PROBLEM DETAILS
Only a number is wanted: how many lines of the entries include the string "diagram"?
*** STORED RECORDS ***
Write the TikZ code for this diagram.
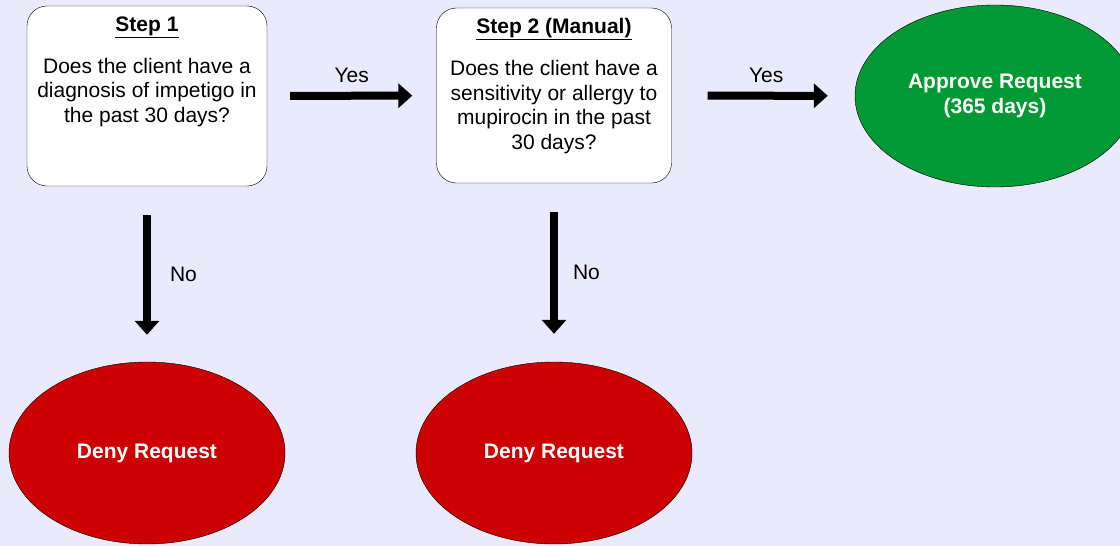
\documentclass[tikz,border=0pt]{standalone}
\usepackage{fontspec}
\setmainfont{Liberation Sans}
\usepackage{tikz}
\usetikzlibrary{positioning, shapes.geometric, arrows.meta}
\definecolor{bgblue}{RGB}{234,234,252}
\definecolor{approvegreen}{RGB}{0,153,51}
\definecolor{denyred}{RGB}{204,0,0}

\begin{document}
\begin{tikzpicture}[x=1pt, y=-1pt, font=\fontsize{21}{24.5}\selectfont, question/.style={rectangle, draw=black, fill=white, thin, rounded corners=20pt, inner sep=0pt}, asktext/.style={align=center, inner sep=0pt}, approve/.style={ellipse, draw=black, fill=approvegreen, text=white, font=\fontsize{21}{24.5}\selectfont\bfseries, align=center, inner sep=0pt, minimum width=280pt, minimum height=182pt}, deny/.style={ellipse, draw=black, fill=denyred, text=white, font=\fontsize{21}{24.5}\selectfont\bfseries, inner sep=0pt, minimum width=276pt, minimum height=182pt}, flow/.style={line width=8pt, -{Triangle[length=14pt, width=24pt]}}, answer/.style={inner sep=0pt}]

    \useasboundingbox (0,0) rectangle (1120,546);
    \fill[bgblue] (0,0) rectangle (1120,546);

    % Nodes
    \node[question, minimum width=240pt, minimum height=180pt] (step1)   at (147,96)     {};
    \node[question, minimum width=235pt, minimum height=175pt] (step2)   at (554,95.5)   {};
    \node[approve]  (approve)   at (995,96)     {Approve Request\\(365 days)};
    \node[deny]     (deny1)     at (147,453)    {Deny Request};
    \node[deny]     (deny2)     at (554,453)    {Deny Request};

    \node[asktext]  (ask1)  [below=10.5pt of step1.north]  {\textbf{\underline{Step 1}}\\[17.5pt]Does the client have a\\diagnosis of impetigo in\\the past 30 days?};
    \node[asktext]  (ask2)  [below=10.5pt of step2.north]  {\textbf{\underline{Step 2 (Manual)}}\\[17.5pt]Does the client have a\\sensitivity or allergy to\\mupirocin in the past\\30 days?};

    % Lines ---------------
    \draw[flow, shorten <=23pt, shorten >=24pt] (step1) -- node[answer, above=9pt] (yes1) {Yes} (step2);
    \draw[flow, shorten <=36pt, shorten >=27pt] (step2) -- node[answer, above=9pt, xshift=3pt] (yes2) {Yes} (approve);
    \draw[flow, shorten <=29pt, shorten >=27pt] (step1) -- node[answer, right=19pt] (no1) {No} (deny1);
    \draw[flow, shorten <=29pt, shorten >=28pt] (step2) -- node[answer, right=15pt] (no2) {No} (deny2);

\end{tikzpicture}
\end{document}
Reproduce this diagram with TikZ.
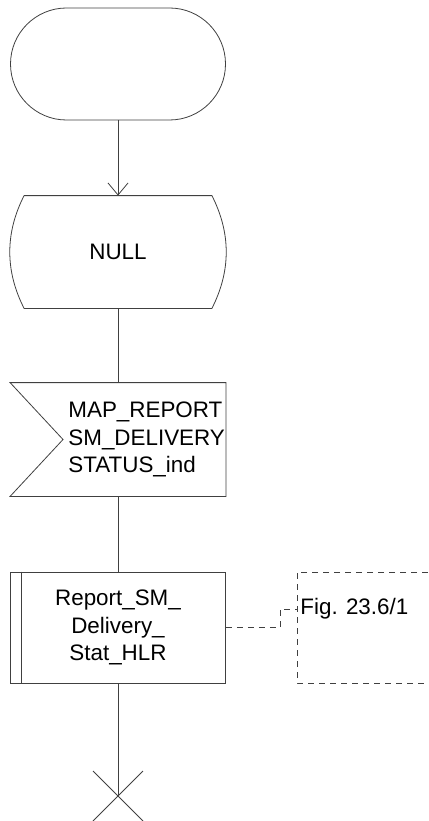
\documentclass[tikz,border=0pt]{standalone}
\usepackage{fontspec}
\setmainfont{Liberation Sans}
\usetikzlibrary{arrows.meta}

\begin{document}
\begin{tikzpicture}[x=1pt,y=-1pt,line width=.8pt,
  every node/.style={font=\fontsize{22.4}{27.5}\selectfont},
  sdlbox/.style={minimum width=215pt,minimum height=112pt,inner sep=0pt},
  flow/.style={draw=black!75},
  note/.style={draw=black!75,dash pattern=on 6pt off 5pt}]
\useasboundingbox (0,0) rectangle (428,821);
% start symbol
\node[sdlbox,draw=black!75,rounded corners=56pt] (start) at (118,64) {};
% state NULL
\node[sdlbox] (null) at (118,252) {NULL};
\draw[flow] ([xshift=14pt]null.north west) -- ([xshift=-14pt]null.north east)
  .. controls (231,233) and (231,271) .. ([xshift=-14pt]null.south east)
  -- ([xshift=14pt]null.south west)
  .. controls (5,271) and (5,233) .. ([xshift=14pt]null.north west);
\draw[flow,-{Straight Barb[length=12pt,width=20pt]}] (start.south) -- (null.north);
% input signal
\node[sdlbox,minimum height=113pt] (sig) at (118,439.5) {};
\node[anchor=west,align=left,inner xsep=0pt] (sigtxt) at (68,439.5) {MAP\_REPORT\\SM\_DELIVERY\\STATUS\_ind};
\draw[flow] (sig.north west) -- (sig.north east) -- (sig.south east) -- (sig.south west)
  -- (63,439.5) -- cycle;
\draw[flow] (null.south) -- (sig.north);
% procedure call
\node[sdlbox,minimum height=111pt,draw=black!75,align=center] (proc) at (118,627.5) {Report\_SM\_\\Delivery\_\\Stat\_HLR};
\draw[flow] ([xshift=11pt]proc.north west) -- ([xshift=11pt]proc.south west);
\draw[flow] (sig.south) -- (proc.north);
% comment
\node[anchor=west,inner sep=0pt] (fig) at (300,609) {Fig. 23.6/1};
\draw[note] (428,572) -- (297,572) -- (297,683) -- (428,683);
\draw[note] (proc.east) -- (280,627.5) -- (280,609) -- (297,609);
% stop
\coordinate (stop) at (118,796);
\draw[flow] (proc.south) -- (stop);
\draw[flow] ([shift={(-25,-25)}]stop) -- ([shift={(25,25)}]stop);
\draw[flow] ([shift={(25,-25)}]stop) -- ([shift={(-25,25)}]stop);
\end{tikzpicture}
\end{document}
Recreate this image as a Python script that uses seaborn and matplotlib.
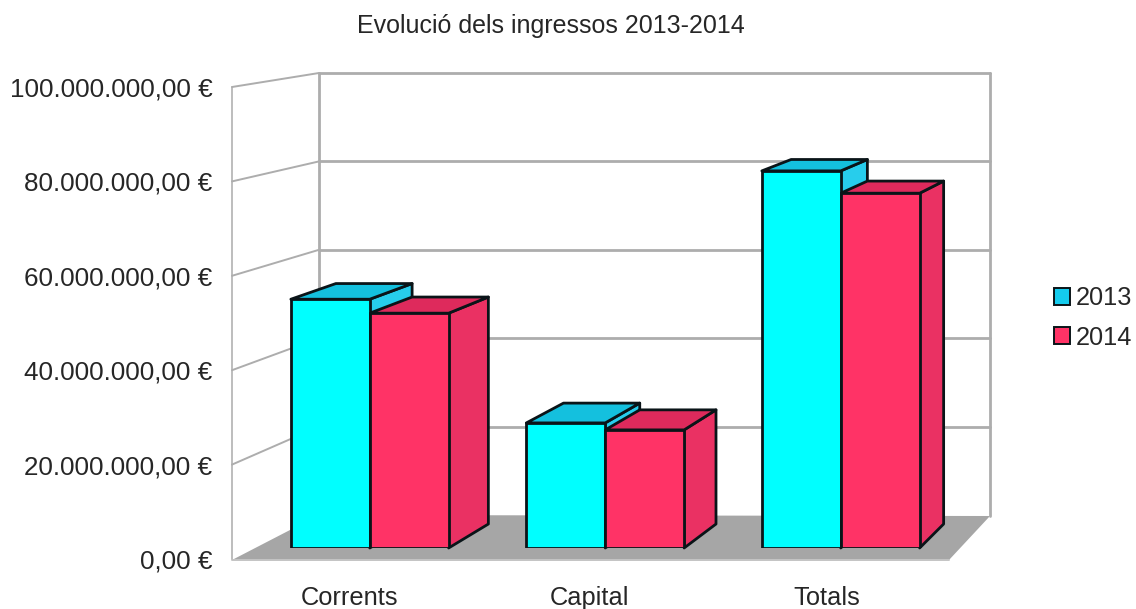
***
THE REPLY
2